People weren’t just ordering salad—they were ‘eating like Naomi.’
7) Trigger #4: Turn Orders Into CRM Data
The major win described is data. Because it was app-only, Sweetgreen collected customer name, email, phone number, order history, location behavior, reorder patterns, and more.
That turns a simple promo into a built-in CRM campaign—automatically.
8) Trigger #5: Zero Operational Risk (100% Digital)
The campaign was fully digital: no signage, no staff training, and no rollout headaches.
If it didn’t work, the concept was simple—turn it off in the app. That minimized risk. But it worked—and it ‘crushed.’
9) Outcomes: Downloads, Data, and Demand
The guide highlights four outcomes:
• App downloads surged (with the Naomi Bowl helping push Sweetgreen past 2 million downloads and a spike around the drop)
• A direct-to-consumer pipeline was created, turning anonymous foot traffic into trackable guests
• Massive buzz across social and news (Instagram, TikTok, Twitter, headlines) without traditional ad spend
• Brand repositioning: a strategic moment that connected tech, culture, and food—earning cultural relevance
Bottom line: this became a demand engine, a data strategy, and a loyalty play in one move.
10) The Dishio Play: Secret Menu Across Locations
You don’t need a celebrity partner or a massive team—this works for groups and single-location operators who want a repeatable retention system. The play described is running a secret menu campaign with a data gate, then tracking behavior and follow-up.
The steps outlined:
1) Launch a hidden menu item: set up a limited-time item that only appears on a Dishio-powered QR menu or web experience.
2) Gate access behind a form: guests enter name, email, and phone—this is the exchange.
3) Grow your database automatically: every form fill adds to your CRM for smarter follow-ups across the group.
4) Track everything in the Dishio dashboard: see who viewed it, who opted in, and who came back—turning menu clicks into long-term retention.
To scale further, the guide adds: add urgency (visible end date or weekly drops), collaborate locally (chef/influencer/community), and trigger marketing based on behavior (viewed but didn’t order, ordered, ignored).
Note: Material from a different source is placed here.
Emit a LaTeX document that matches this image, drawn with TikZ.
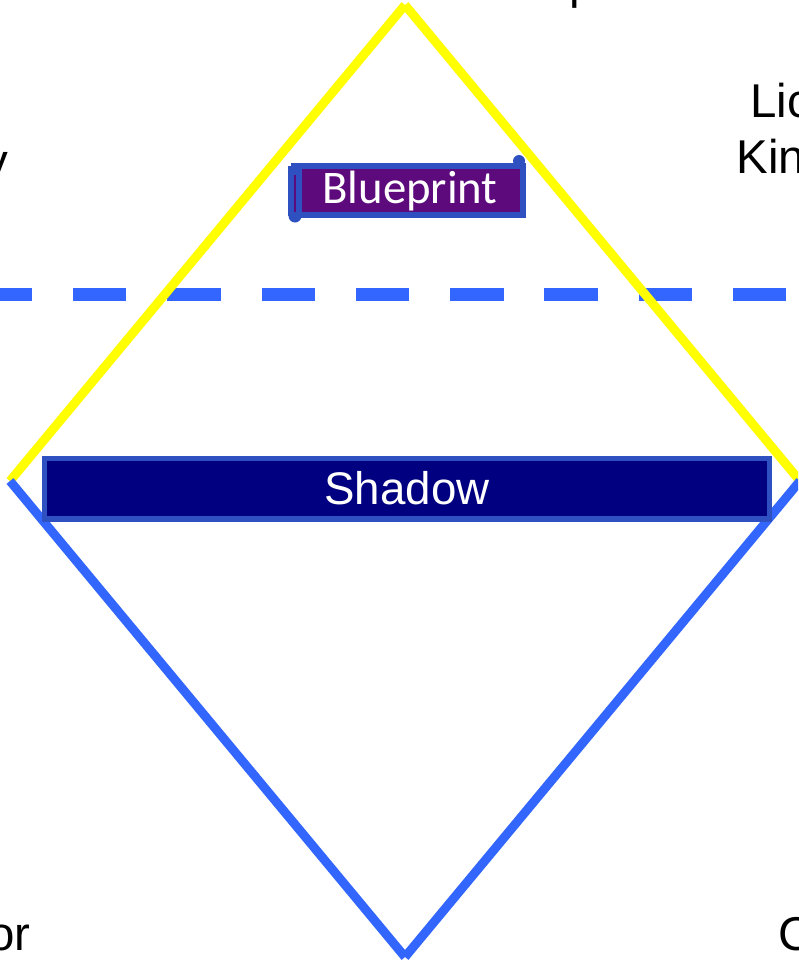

The core idea: it’s not a post—it’s a system you own.
Quick Implementation Checklist (For Groups)
- Pick 1 “hero” item to hide (limited-time).
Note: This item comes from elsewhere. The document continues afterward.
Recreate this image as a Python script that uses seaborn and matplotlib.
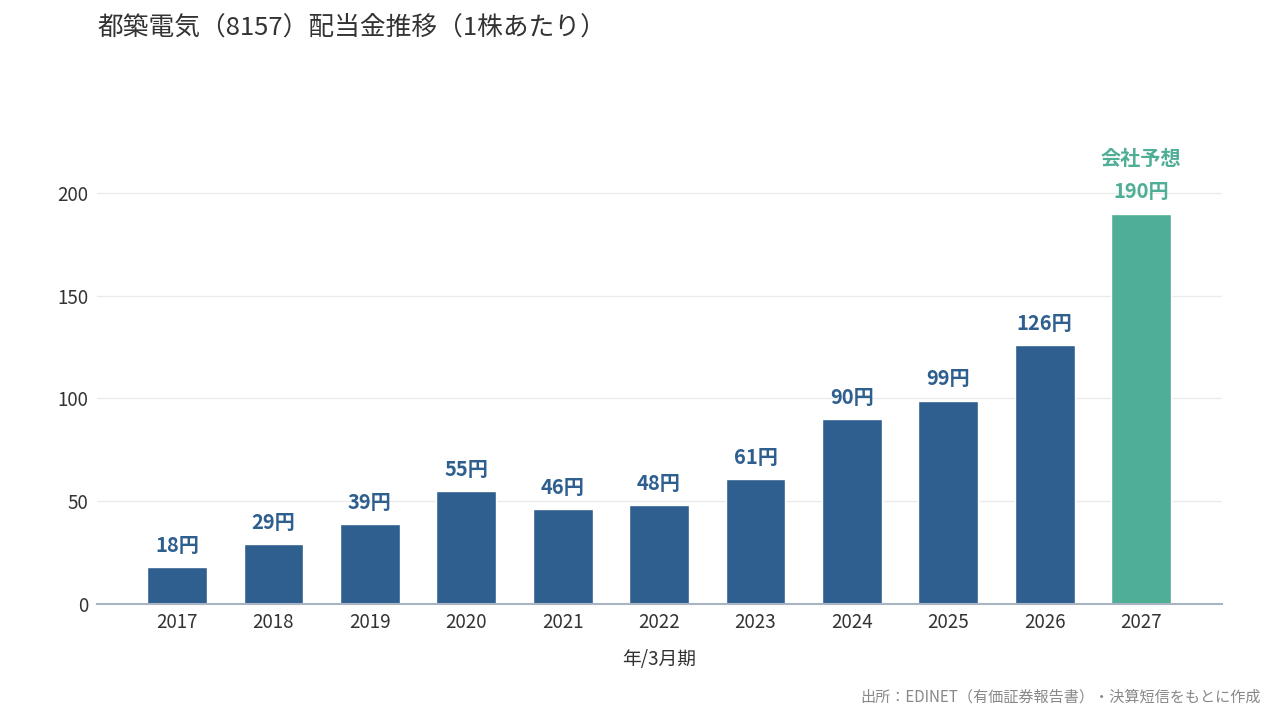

- Decide the access rule (QR/web experience only).
- Place the data gate (name, email, phone).
- Define urgency (end date, weekly drop, or limited quantity).
- Set behavior rules (viewed/no order, ordered, ignored).
- Monitor the dashboard: views → opt-ins → orders → repeat visits.
Final Thoughts
Sweetgreen didn’t just launch a cool salad. The strategy described here created a demand machine.
The core lesson for multi-location operators is simple: build promotions that generate data, create urgency, and power automated follow-up—so growth doesn’t depend on luck or manual effort.
A secret menu campaign can be a demand engine, a data strategy, and a loyalty play—if you structure it as a system.